Aux dépens des bourses du consommateur
Comment se fait-il que nous ne possédons pas une réponse, alors que nos jeunes et moins jeunes, expérimentés dans bien des domaines, ont réalisé des prouesses et sont fêtés en tant que lauréats paradant sur bien des podiums à travers le monde ? La seule explication, à notre sens, est liée à l’existence de lobbies qui contrôlent tous ces secteurs et qui s’ingénient à barrer la route à tous ceux qui essaient de leur arracher un domaine où ils font la loi et se considèrent intouchables.
L’initiative prise pour endiguer les manipulations, qui ont fait de bien des pâtissiers et des « boulangers spécialisés », les nouveaux riches du pays, aux dépens de la bourse du consommateur qui se trouve dans l’obligation de courber l’échine face à de multiples dépassements, est une preuve que c’est possible. Qu’il est possible d’agir et de forcer ces verrous qui, par des cahiers des charges accablants, des décrets dépassés et iniques, découragent les plus courageux.
Il est donc temps de se pencher sur ces problèmes qui nous semblent créés pour les besoins de la cause. Notre pays nous semble assez riche en ce genre de matières premières qui pourraient remplacer ces intrants qui nous reviennent cher et qui tiennent en laisse bien des secteurs.
Début de la sagesse ?
C’est le cas de la transformation des résidus du phosphate pour lesquels on a trouvé des solutions. L’utilisation du «phosphogypse» que l’on a toujours considéré comme une matière polluante est une preuve qu’il est possible de découvrir des solutions et que nous ne manquons pas de moyens et de cadres qualifiés pour ce genre de recherches et de travaux. Les participants à une journée scientifique organisée, récemment, à Gafsa, se sont penchés sur «le comportement mécanique des briques de phosphogypse non cuites utilisées comme matériau de construction». Ils ont demandé aux autorités concernées de revoir le cadre juridique régissant cette substance, considérée comme substance dangereuse pour la reclasser comme substance productive. Dans bien d’autres domaines et à moins que l’on ait, volontairement et pour des raisons inavouables, bloqué des résultats de recherches, il y a assurément des possibilités de valoriser les déchets ou d’en tirer des éléments qui pourraient convenir pour remplacer des intrants importés pour le fonctionnement de bien des secteurs.

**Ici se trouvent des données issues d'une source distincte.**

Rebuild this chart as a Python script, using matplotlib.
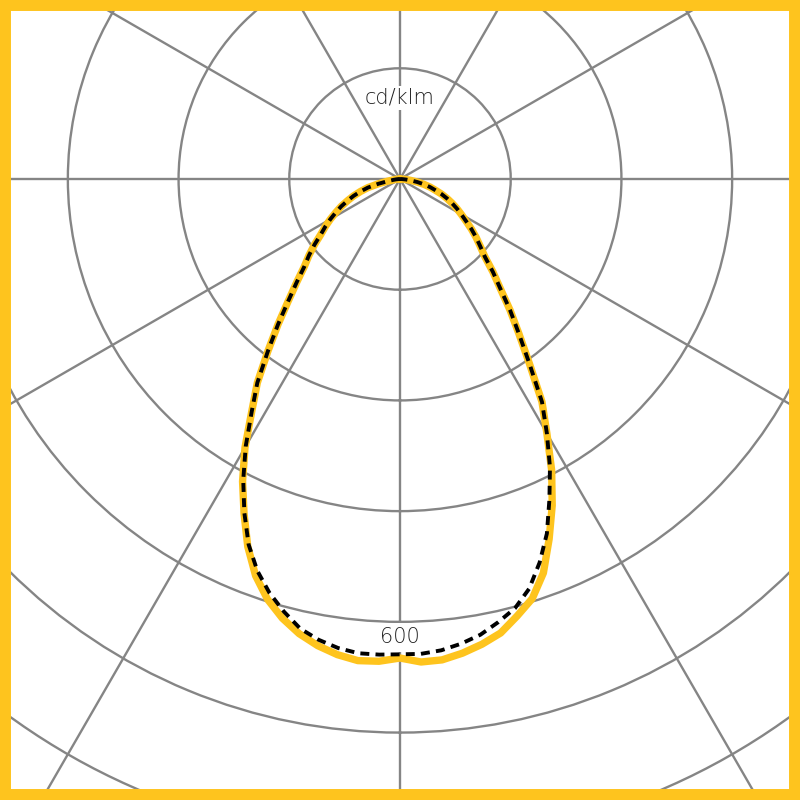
import numpy as np
import matplotlib
matplotlib.use("Agg")
import matplotlib.pyplot as plt
from matplotlib.patches import Rectangle

# gamma angles (deg) from nadir, same for every half-plane
gamma = [0, 2.5, 5, 7.5, 10, 12.5, 15, 17.5, 20, 22.5, 25, 27.5, 30,
         32.5, 35, 37.5, 40, 42.5, 45, 47.5, 50, 52.5, 55, 57.5, 60,
         62.5, 65, 67.5, 70, 72.5, 75, 77.5, 80, 82.5, 85, 87.5, 90]

# solid yellow curve (C0 right / C180 left), cd/klm
c0 = [649, 655, 654, 648, 640, 630, 613, 596, 568, 528, 488, 445, 398,
      358, 306, 265, 232, 201, 178, 156, 142, 130, 118, 106, 96,
      87, 78, 69, 60, 50, 42, 33, 24, 15, 8, 3, 0]
c180 = [649, 654, 655, 650, 642, 631, 616, 597, 572, 539, 500, 462, 420,
        374, 337, 294, 257, 224, 198, 176, 161, 146, 131, 120, 109,
        98, 88, 77, 67, 56, 45, 30, 17, 9, 5, 2, 0]

# dashed black curve (C90 right / C270 left), cd/klm
c90 = [644, 644, 641, 635, 627, 615, 602, 582, 553, 520, 479, 440, 398,
       358, 306, 265, 232, 201, 178, 156, 142, 130, 118, 106, 96,
       87, 78, 69, 60, 50, 42, 33, 24, 15, 8, 3, 0]
c270 = [644, 645, 645, 641, 634, 624, 607, 588, 565, 536, 499, 460, 418,
        374, 337, 294, 257, 224, 198, 176, 161, 146, 131, 120, 109,
        98, 88, 77, 67, 56, 45, 30, 17, 9, 5, 2, 0]

rings = [150, 300, 450, 600, 750, 900, 1050]
spokes = np.arange(0, 360, 30)

yellow = "#FEC41E"
grey = "#858585"

g = np.array(gamma)
theta = np.deg2rad(np.concatenate([-g[::-1], g[1:]]))
r_solid = np.concatenate([np.array(c180)[::-1], np.array(c0)[1:]])
r_dash = np.concatenate([np.array(c270)[::-1], np.array(c90)[1:]])

fig = plt.figure(figsize=(8, 8), dpi=100)
fig.patch.set_facecolor("white")

# polar axes much bigger than the figure, pole placed near the top
size = 1.9375
cx, cy = 0.5, 1 - 179 / 800
ax = fig.add_axes([cx - size / 2, cy - size / 2, size, size], projection="polar")
ax.set_theta_zero_location("S")
ax.set_theta_direction(1)
ax.set_rlim(0, rings[-1])
ax.set_rticks(rings)
ax.set_yticklabels([])
ax.set_xticks(np.deg2rad(spokes))
ax.set_xticklabels([])
ax.grid(True, color=grey, linewidth=1.7)
ax.spines["polar"].set_visible(False)
ax.set_facecolor("white")

ax.plot(theta, r_solid, color=yellow, linewidth=5.3, solid_joinstyle="round",
        solid_capstyle="round", zorder=5)
ax.plot(theta, r_dash, color="black", linewidth=2.8, dashes=(2.3, 1.6), zorder=6)

ax.text(np.pi, 110, "cd/klm", ha="center", va="center", fontsize=15,
        color="#222222", fontweight="light", zorder=4,
        bbox=dict(facecolor="white", edgecolor="none", pad=1.5))
ax.text(0, 621, "600", ha="center", va="center", fontsize=15,
        color="#222222", fontweight="light", zorder=4,
        bbox=dict(facecolor="white", edgecolor="none", pad=3))

# yellow frame round the picture
fig.patches.append(Rectangle((0, 0), 1, 1, transform=fig.transFigure,
                             fill=False, edgecolor=yellow, linewidth=15.8, zorder=10))

fig.savefig("out.png", dpi=100)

A défaut, et si nous sommes incapables de trouver la solution, achetons le brevet ou collaborons avec des parties en mesure de résoudre ce genre de difficultés, mais arrêtons de détourner les yeux et d’inventer des excuses qui ne mènent nulle part. Nos principaux concurrents agissent, offrent des prix conséquents pour encourager les chercheurs et les laboratoires et mettent le prix pour réduire leur dépendance et innover. C’est la raison pour laquelle nous considérons que cette entame est le début de la sagesse. D’ailleurs, comment compter sur nous- mêmes si nous ne mobilisons pas les moyens dont nous disposons? Espérons que l’on fera suivre cette action, qui allégera énormément la balance alimentaire et qui retire du jeu un créneau qui faisait le bonheur des spéculateurs. En attendant, et tel que nous l’avions suggéré, il faudrait se hâter de procéder à l’adoption d’une différenciation des emballages du sucre, du thé, du café et des pâtes et dérivés, avec couleurs d’emballages spécifiques et des codes barres distincts pour les professionnels et pour le reste des consommateurs. D’autres économies sont possibles.